Now I am wondering if I can improve its performance and cost efficiency some more by burning coal in it. I am not sure what the ratio would be, but I think by mixing rice coal with wood pellets, I could get the same, or more output of heat, with less consumption of a cheaper fuel source.

Has anyone tried this?
What was the ratio that you mixed the pellets to coal too?
Or did you just burn 100% coal and fuss with the controller to slowdown the auger even more? (I admit I did not do that when I tried to burn straight corn because I found mixing corn/wood pellets was just easier.)
 
   / Improving a Pellet Stove #2  
Most wood stoves I've seen state emphatically NOT to use coal. Not sure if it's a heat issue or the acid in coal.

Doesn't corn add a lot of goo in the smoke stack?
 
   / Improving a Pellet Stove
  • Thread Starter
#3  
Most wood stoves I've seen state emphatically NOT to use coal.
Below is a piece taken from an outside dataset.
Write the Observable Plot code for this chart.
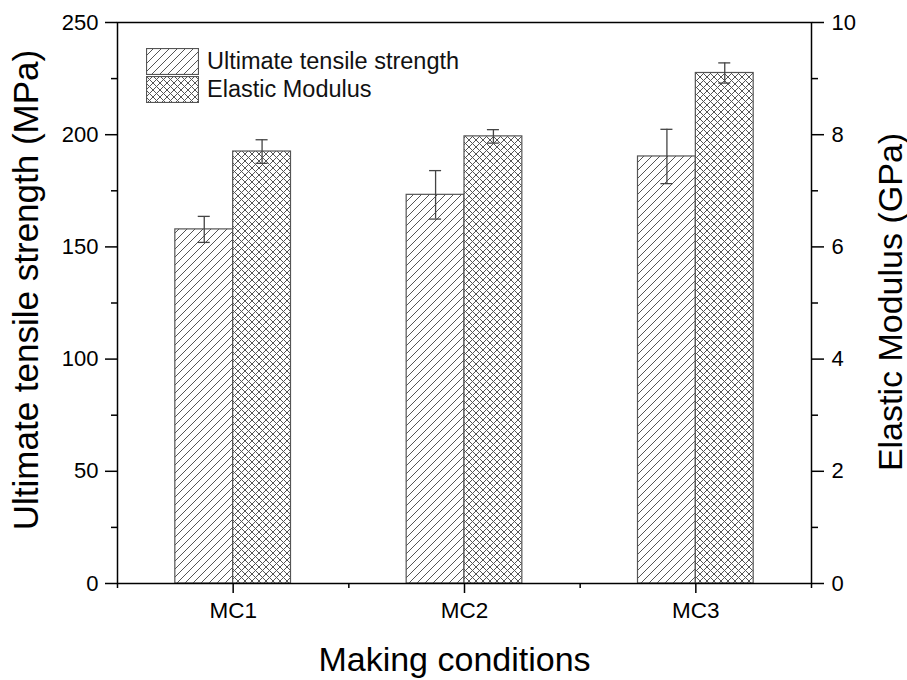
<!DOCTYPE html>
<html><head><meta charset="utf-8">
<script src="https://cdn.jsdelivr.net/npm/d3@7"></script>
<script src="https://cdn.jsdelivr.net/npm/@observablehq/plot@0.6"></script>
<style>
body{margin:0;background:#fff;}
#wrap{position:relative;width:907px;height:680px;font-family:Arial,"Liberation Sans",sans-serif;}
#legend{position:absolute;left:146px;top:47px;}
.item{display:flex;align-items:center;height:28px;}
.item svg{display:block}
.item span{font-size:23.5px;margin-left:8px;color:#111;}
</style></head><body><div id="wrap"><div id="legend"></div></div>
<script>
// ---- data ----
const categories = ["MC1", "MC2", "MC3"];
const utsMean = [157.8, 173.2, 190.3];   // MPa
const utsErr  = [5.8, 10.8, 12.1];
const emMean  = [7.70, 7.97, 9.10];      // GPa
const emErr   = [0.21, 0.12, 0.18];
const leftTicks  = [0, 50, 100, 150, 200, 250];
const leftMinor  = [25, 75, 125, 175, 225];
const rightTicks = [0, 2, 4, 6, 8, 10];
const rightMinor = [1, 3, 5, 7, 9];
const seriesNames = ["Ultimate tensile strength", "Elastic Modulus"];
const titles = {x: "Making conditions", yLeft: "Ultimate tensile strength (MPa)", yRight: "Elastic Modulus (GPa)"};

const K = 25; // MPa per GPa (250 / 10) shared scale
const rows = categories.map((c, i) => ({c, i, uts: utsMean[i], utsE: utsErr[i], em: emMean[i] * K, emE: emErr[i] * K}));
const cap = 0.026;
const font = 'Arial, "Liberation Sans", sans-serif';
const hatch = "#555";

const chart = Plot.plot({
  width: 907, height: 680,
  marginTop: 22, marginRight: 96, marginBottom: 97, marginLeft: 117,
  style: {fontFamily: font, background: "white", color: "black"},
  x: {domain: [0, 3]},
  y: {domain: [0, 250]},
  marks: [
    Plot.rect(rows, {x1: d => d.i + 0.25, x2: d => d.i + 0.5, y1: 0, y2: "uts", fill: "url(#hatchDiag)", stroke: "#555", strokeWidth: 1.2}),
    Plot.rect(rows, {x1: d => d.i + 0.5, x2: d => d.i + 0.75, y1: 0, y2: "em", fill: "url(#hatchCross)", stroke: "#555", strokeWidth: 1.2}),
    Plot.ruleX(rows, {x: d => d.i + 0.375, y1: d => d.uts - d.utsE, y2: d => d.uts + d.utsE, stroke: "#444", strokeWidth: 1.3}),
    Plot.ruleY(rows, {y: d => d.uts + d.utsE, x1: d => d.i + 0.375 - cap, x2: d => d.i + 0.375 + cap, stroke: "#444", strokeWidth: 1.3}),
    Plot.ruleY(rows, {y: d => d.uts - d.utsE, x1: d => d.i + 0.375 - cap, x2: d => d.i + 0.375 + cap, stroke: "#444", strokeWidth: 1.3}),
    Plot.ruleX(rows, {x: d => d.i + 0.625, y1: d => d.em - d.emE, y2: d => d.em + d.emE, stroke: "#444", strokeWidth: 1.3}),
    Plot.ruleY(rows, {y: d => d.em + d.emE, x1: d => d.i + 0.625 - cap, x2: d => d.i + 0.625 + cap, stroke: "#444", strokeWidth: 1.3}),
    Plot.ruleY(rows, {y: d => d.em - d.emE, x1: d => d.i + 0.625 - cap, x2: d => d.i + 0.625 + cap, stroke: "#444", strokeWidth: 1.3}),
    Plot.axisY({ticks: leftTicks, tickSize: 12, tickPadding: 7, fontSize: 22, strokeWidth: 1.5, label: null}),
    Plot.axisY({ticks: leftMinor, tickSize: 6, tickFormat: () => "", strokeWidth: 1.5, label: null}),
    Plot.axisY({anchor: "right", ticks: rightTicks.map(v => v * K), tickFormat: d => d / K, tickSize: 12, tickPadding: 8, fontSize: 22, strokeWidth: 1.5, label: null}),
    Plot.axisY({anchor: "right", ticks: rightMinor.map(v => v * K), tickSize: 6, tickFormat: () => "", strokeWidth: 1.5, label: null}),
    Plot.axisX({ticks: categories.map((c, i) => i + 0.5), tickFormat: v => categories[Math.floor(v)], tickSize: 10, tickPadding: 9, fontSize: 22.5, strokeWidth: 1.5, label: null}),
    Plot.axisX({ticks: [0, 1, 2, 3], tickSize: 5, tickFormat: () => "", strokeWidth: 1.5, label: null}),
    Plot.frame({stroke: "black", strokeWidth: 1.5}),
    Plot.text([titles.yLeft], {text: d => d, frameAnchor: "left", rotate: -90, dx: -80, dy: -13, lineAnchor: "bottom", textAnchor: "middle", fontSize: 35, fill: "black"}),
    Plot.text([titles.yRight], {text: d => d, frameAnchor: "right", rotate: -90, dx: 90, dy: -1, lineAnchor: "bottom", textAnchor: "middle", fontSize: 34, fill: "black"}),
    Plot.text([titles.x], {text: d => d, frameAnchor: "bottom", dx: -10, dy: 87, lineAnchor: "bottom", textAnchor: "middle", fontSize: 34, fill: "black"})
  ]
});

function addPatterns(svgSel) {
  const defs = svgSel.insert("defs", ":first-child");
  defs.append("pattern").attr("id", "hatchDiag").attr("patternUnits", "userSpaceOnUse").attr("width", 8).attr("height", 8)
    .append("path").attr("d", "M-2,2 L2,-2 M0,8 L8,0 M6,10 L10,6").attr("stroke", hatch).attr("stroke-width", 1).attr("fill", "none");
  const p = defs.append("pattern").attr("id", "hatchCross").attr("patternUnits", "userSpaceOnUse").attr("width", 7).attr("height", 7);
  p.append("rect").attr("width", 7).attr("height", 7).attr("fill", "white");
  p.append("path").attr("d", "M-1,1 L1,-1 M0,7 L7,0 M6,8 L8,6 M-1,6 L1,8 M0,0 L7,7 M6,-1 L8,1").attr("stroke", hatch).attr("stroke-width", 1).attr("fill", "none");
}
addPatterns(d3.select(chart));
document.getElementById("wrap").prepend(chart);

const legend = d3.select("#legend");
[["hatchDiag", seriesNames[0]], ["hatchCross", seriesNames[1]]].forEach(([pid, name]) => {
  const item = legend.append("div").attr("class", "item");
  const s = item.append("svg").attr("width", 53).attr("height", 27);
  s.append("rect").attr("x", 0.5).attr("y", 0.5).attr("width", 52).attr("height", 26).attr("fill", `url(#${pid})`).attr("stroke", "#555").attr("stroke-width", 1.2);
  item.append("span").text(name);
});
</script></body></html>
Not sure if it's a heat issue or the acid in coal.

Doesn't corn add a lot of goo in the smoke stack?

I am not sure about "goo", but it does add more ash, but that is easy to take care of.

One concern I had was with moisture content of the corn, but I found out pretty quickly that any moisture dries out pretty fast when the corn is in the hopper. That is why I could easily see raising your own corn to provide heat for a person's house.

I did the math on that, and what little bit it would take to grow your own corn, would really make pellet heat affordable. If a person had an all-corn stove, they could even get their cost down more. I mean if people are going to have a woodlots for firewood, why not dedicate an acre or two for corn to heat their home instead? While you got the tractor out tilling ye ole garden, make a spot for some corn!

I researched making your own wood pellets and that seemed insanely expensive and time consuming, but processing corn in Do It Yourself machinery looked really easy. My thinking was pretty simple: instead of forcing wood into a convenient pellet, burn something that is already at the size needed. Corn and sunflower seeds fit that bill.

I was going to try it this year, but like anything with heat, as soon as the stove is put out for the year, I do not think about it until fall. That, and I had a lot of other things going on this past Spring.
 
   / Improving a Pellet Stove #4  
I have a Wollenco Pellet Master. It's rated to burn coal, olive pits, wheat, saw chips( not saw dust ) & regular pellets. I suppose it would burn corn. I've tried wheat, coal & wood pellets. Wheat does not make as much heat as regular pellets & there is a LOT of ash. Coal stinks and continued use would probably burn out certain parts of the stove. Coal is HOT.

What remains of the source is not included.